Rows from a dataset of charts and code
- - -
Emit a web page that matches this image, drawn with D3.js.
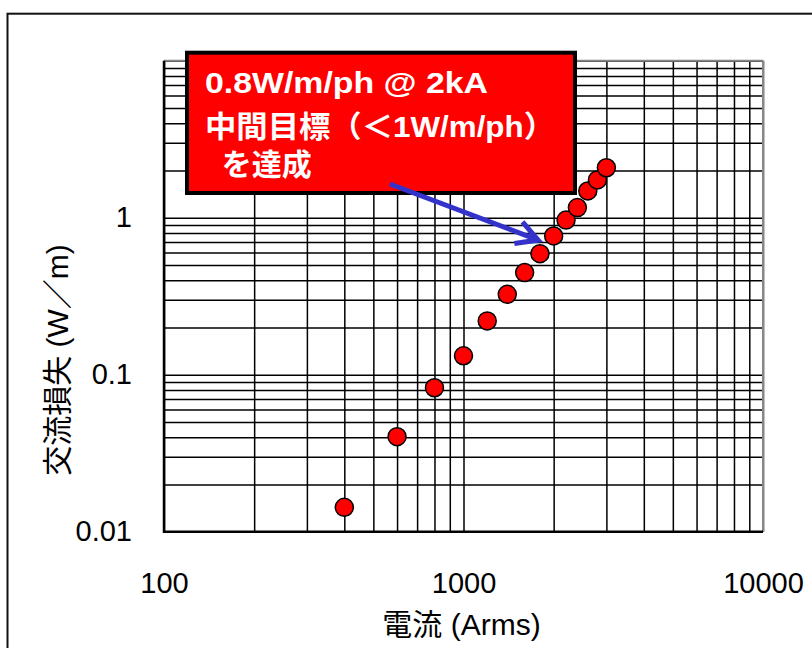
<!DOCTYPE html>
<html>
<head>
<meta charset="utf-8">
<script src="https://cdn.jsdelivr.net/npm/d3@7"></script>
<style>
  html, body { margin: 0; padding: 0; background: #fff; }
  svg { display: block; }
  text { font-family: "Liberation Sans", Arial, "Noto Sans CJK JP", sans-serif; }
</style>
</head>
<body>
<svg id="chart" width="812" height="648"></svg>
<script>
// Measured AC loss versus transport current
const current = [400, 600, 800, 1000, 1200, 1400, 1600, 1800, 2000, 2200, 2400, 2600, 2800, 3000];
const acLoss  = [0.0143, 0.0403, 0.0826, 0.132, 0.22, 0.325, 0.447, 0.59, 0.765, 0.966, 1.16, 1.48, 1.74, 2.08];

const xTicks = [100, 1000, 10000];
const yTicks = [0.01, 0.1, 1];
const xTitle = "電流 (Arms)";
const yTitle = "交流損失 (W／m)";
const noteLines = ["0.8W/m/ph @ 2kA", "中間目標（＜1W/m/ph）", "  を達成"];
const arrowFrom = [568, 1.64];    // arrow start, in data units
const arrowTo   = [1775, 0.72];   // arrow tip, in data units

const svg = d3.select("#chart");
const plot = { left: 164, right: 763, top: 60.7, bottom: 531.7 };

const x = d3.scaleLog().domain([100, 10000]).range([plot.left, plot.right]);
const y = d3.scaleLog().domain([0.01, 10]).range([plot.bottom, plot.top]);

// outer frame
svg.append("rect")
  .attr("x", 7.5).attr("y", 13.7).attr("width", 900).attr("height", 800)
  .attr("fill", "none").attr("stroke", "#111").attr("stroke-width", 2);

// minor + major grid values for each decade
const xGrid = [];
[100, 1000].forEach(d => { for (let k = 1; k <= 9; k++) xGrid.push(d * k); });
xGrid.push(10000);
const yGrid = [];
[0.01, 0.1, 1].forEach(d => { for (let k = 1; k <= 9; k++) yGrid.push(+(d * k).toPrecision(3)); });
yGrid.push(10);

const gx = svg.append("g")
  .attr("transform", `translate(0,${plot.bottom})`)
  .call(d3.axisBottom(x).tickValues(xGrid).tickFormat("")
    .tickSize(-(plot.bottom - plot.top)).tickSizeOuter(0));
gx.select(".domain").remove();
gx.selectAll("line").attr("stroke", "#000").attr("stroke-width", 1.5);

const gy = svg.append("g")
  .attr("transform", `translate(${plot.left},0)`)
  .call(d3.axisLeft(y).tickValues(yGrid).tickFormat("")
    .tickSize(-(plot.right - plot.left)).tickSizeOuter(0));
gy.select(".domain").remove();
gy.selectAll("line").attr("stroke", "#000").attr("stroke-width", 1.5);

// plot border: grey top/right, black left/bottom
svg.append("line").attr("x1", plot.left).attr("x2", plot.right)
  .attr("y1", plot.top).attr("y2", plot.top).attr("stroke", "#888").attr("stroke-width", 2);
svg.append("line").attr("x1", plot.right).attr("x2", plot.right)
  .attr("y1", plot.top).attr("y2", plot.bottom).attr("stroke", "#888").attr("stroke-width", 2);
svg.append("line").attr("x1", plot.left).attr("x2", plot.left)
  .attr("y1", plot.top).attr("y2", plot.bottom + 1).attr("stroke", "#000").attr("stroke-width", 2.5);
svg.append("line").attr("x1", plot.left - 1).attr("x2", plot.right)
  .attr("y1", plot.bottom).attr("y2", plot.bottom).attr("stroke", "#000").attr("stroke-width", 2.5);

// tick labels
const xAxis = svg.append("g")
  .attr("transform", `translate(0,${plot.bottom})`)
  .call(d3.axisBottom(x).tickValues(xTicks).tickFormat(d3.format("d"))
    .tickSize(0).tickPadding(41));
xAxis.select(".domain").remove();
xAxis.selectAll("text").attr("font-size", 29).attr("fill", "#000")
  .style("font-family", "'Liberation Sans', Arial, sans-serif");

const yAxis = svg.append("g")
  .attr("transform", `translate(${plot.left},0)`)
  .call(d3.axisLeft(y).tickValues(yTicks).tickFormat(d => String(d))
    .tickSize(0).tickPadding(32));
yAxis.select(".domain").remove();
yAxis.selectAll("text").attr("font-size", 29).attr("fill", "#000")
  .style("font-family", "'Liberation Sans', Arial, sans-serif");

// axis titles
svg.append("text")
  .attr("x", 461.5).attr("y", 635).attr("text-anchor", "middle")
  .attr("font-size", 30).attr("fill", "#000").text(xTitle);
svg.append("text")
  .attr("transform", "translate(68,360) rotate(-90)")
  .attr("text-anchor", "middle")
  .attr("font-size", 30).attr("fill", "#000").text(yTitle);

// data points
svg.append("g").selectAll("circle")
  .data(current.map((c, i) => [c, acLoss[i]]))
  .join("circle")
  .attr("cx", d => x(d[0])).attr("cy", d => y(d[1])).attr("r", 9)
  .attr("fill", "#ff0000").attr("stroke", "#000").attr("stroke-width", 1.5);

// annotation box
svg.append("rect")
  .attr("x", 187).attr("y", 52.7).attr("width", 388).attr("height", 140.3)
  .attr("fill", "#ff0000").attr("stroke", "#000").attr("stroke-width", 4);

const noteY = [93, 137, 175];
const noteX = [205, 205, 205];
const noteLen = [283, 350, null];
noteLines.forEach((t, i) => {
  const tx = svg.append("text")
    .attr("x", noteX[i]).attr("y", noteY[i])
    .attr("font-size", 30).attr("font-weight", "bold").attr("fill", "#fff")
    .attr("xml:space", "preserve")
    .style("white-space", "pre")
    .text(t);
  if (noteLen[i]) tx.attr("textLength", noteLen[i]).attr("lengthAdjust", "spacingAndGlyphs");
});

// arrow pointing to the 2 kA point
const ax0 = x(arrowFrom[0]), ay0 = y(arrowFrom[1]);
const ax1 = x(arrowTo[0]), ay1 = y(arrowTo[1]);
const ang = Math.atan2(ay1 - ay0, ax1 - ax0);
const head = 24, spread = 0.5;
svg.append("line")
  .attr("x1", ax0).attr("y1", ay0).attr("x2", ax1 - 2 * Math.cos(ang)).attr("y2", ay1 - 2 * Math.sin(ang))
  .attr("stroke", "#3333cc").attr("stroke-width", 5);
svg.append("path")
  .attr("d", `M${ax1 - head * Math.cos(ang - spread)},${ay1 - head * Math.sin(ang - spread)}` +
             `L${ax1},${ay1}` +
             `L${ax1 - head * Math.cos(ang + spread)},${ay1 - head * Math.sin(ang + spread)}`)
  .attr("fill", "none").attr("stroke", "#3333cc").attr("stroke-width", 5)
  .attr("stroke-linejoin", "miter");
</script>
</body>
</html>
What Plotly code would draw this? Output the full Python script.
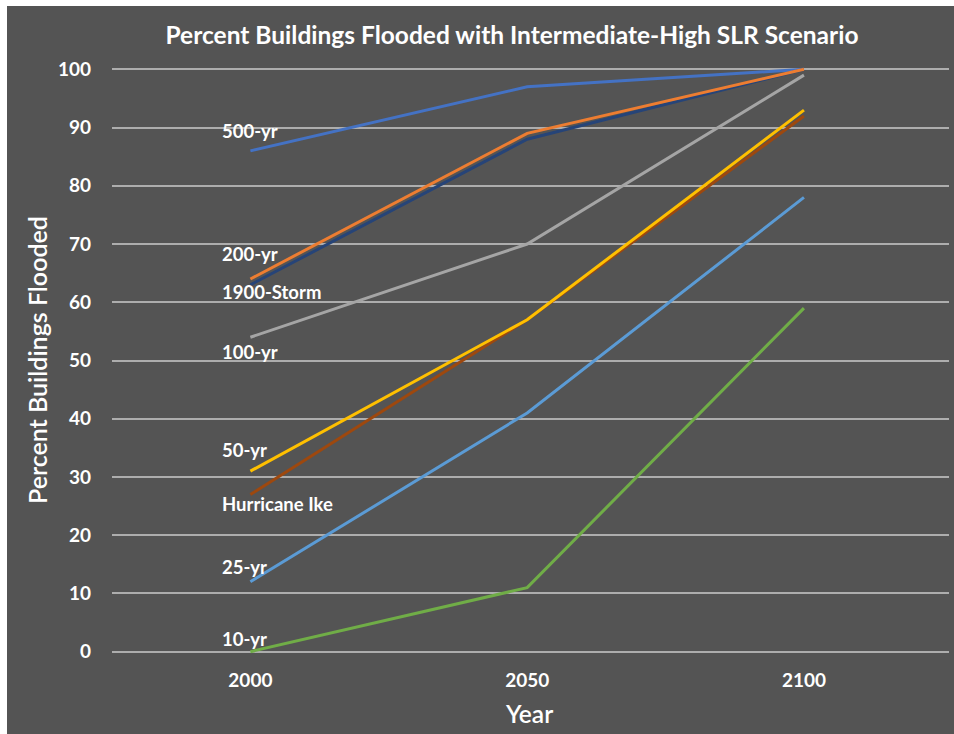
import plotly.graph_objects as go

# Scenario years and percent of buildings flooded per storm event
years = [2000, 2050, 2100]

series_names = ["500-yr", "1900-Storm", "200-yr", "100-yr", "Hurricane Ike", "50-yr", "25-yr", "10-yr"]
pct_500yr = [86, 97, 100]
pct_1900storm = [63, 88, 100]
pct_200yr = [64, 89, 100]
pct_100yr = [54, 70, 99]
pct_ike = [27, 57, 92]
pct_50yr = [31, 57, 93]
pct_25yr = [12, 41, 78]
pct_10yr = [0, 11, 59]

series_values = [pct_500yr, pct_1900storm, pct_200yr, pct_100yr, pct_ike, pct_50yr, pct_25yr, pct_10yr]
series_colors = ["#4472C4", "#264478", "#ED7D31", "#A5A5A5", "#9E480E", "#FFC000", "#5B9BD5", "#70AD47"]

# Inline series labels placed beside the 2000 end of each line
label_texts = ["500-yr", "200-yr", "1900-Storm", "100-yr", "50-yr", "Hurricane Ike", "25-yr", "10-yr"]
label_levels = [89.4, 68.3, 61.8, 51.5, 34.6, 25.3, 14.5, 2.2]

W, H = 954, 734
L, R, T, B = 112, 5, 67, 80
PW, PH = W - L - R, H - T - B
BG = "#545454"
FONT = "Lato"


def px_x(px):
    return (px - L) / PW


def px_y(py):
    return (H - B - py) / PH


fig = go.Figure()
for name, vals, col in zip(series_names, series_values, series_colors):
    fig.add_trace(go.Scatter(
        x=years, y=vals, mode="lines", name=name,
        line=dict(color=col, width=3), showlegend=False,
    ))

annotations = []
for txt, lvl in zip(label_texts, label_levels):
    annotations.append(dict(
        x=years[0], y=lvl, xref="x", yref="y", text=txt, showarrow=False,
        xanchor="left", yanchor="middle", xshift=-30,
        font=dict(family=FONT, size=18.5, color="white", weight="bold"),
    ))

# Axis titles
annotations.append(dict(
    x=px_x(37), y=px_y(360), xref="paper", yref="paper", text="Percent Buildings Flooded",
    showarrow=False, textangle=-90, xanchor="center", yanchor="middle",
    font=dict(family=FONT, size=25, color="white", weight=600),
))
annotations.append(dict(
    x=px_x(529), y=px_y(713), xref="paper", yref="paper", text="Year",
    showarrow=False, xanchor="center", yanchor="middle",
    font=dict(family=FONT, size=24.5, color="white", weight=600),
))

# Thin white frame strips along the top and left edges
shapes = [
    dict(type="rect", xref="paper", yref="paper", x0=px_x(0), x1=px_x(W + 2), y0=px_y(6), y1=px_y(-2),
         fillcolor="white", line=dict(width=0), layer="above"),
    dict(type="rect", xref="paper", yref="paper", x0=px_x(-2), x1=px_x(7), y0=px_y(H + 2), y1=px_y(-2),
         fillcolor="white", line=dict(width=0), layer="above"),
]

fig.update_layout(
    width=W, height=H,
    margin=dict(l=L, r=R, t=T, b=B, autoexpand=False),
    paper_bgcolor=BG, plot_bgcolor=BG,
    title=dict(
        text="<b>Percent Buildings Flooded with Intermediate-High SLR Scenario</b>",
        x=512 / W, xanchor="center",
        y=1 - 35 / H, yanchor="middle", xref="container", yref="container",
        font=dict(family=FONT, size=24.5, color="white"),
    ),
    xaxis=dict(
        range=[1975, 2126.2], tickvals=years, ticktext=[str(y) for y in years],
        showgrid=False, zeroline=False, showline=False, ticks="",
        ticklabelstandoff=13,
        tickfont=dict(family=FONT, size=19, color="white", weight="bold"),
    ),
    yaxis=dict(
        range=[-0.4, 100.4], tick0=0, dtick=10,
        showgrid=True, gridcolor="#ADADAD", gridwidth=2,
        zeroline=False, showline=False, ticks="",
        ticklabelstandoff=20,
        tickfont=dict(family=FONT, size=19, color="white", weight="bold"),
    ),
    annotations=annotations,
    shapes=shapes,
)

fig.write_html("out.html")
- - -
What the exercise asks: Gather each line in the data that holds the string "with".

Answer to the exercise:
Emit a web page that matches this image, drawn with D3.js.
        text="<b>Percent Buildings Flooded with Intermediate-High SLR Scenario</b>",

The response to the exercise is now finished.